There has been a lot of talk in recent months about the Social Rate for electricity, the electricity rate regulated by the Government that offers discounts of 25% to 40% for lower income consumers (and large families).
But what about gas? Is there anything like a Social Rate for gas? More or less. It is called Thermal Social Bonus and its purpose is to help meet heating, hot water and cooking expenses.
However, financial aid (electricity and thermal Social Bonus) must not be confused with regulated rates. The intention here is to remind you of the difference between the free market and the regulated market:
- In electricity, the regulated rate is called PVPC (Volunteer Price for the Small Consumer).
- In gas, the regulated rate is called Last Resort Tariff (TUR).
What is the TUR for gas?
It is a rate for natural gas regulated by the National Commission on Markets and Competition (CNMC) and the Ministry of Industry:
- There is a single rate throughout Spain: no matter where you live, the conditions are the same.
- The TUR specifies the maximum and minimum prices that gas suppliers can charge you.
- This rate cannot compete with prices on the open market for gas: as with electricity, for gas there is also an open market and a regulated market. The TUR is the regulated market rate.
Type of TUR
Natural gas users have the option of choosing between two last resort rates: one aimed at small consumers (TUR1) and the other designed for those with higher gas consumption needs (TUR2).
- TUR1: intended for those with annual consumption that is equal to or less than 5,000 kWh of natural gas, with a supply pressure equal to or lower than 4 bars.
- TUR2: designed for consumers of between 5,000 and 50,000 kWh of natural gas per year, with a supply pressure equal to or lower than 4 bars.

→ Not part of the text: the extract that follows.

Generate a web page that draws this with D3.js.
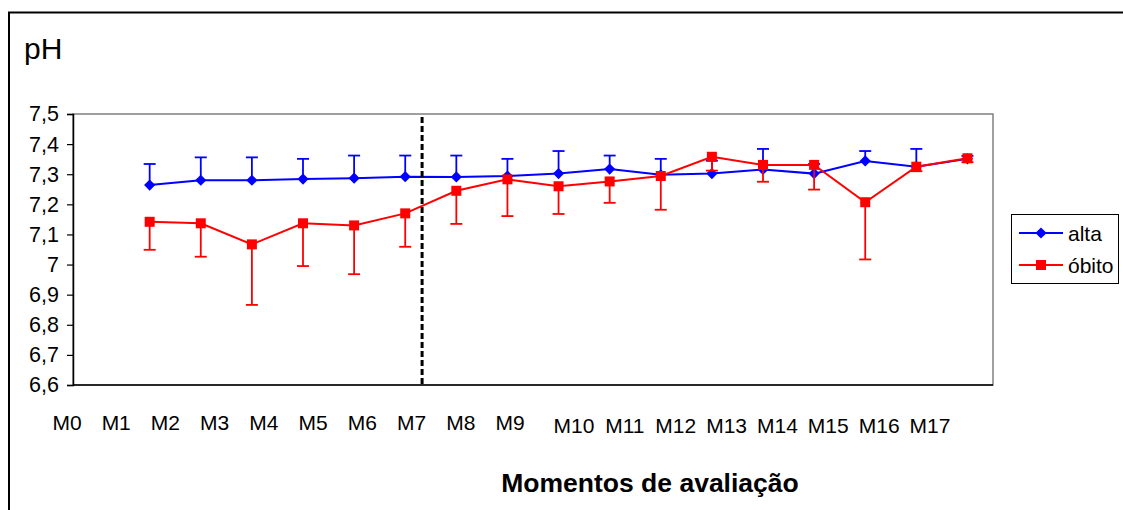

In general, domestic consumers are connected to a natural gas network with 4-bar pressure, and their consumption is nowhere near 50,000 kWh. To give you an idea: a Spanish household that uses gas for hot water and heating has an annual consumption of around 9,000 kWh. On the other hand, if the heating system is not powered by natural gas, consumption drops to 3,000 or 4,000 kWh per year.
Under TUR1, the fixed component of your bill (what you pay every month regardless of your consumption) is more economical, while the variable component (the gas you consume) is higher.
Under TUR2, the fixed component of the bill is higher, but the variable component is more economical.
Prices fluctuate on a quarterly basis depending on the cost of natural gas in the market auctions.
How can you opt for the TUR for gas?
To be eligible for the TUR you must consume less than 50,000 kWh of natural gas per year. This is a very high figure for domestic consumers, representing 5 times more than what an average household with gas-powered heat and hot water usually uses.
Is TUR1 or TUR2 better for you? The answer to this question is that is doesn’t matter, since you cannot choose this yourself. If you consume less than 5,000 kWh in a year, you will be charged TUR1, and if you exceed this figure, you will be bumped up to TUR2.
Differences with the Social Rebate for electricity
Although the easiest way to explain the Last Resort Rate for gas is by comparing it to the Social Rebate for electricity, the fact is, there are some significant differences:
- The electricity Social Rate is for those with limited resources (and large families), whereas anyone who does not surpass the annual consumption limit is eligible for the TUR.
- The Social Rate applies a discount on the regulated PVPC electricity rate, whereas the TUR is the rate itself, with its own prices.
- The Social Rate would be more comparable with the Thermal Social Bonus. Both are designed to help people in need, although they are different: with respect to electricity, it is a discount that applies to all bills; the thermal bonus is a single annual payment that varies depending on where you live.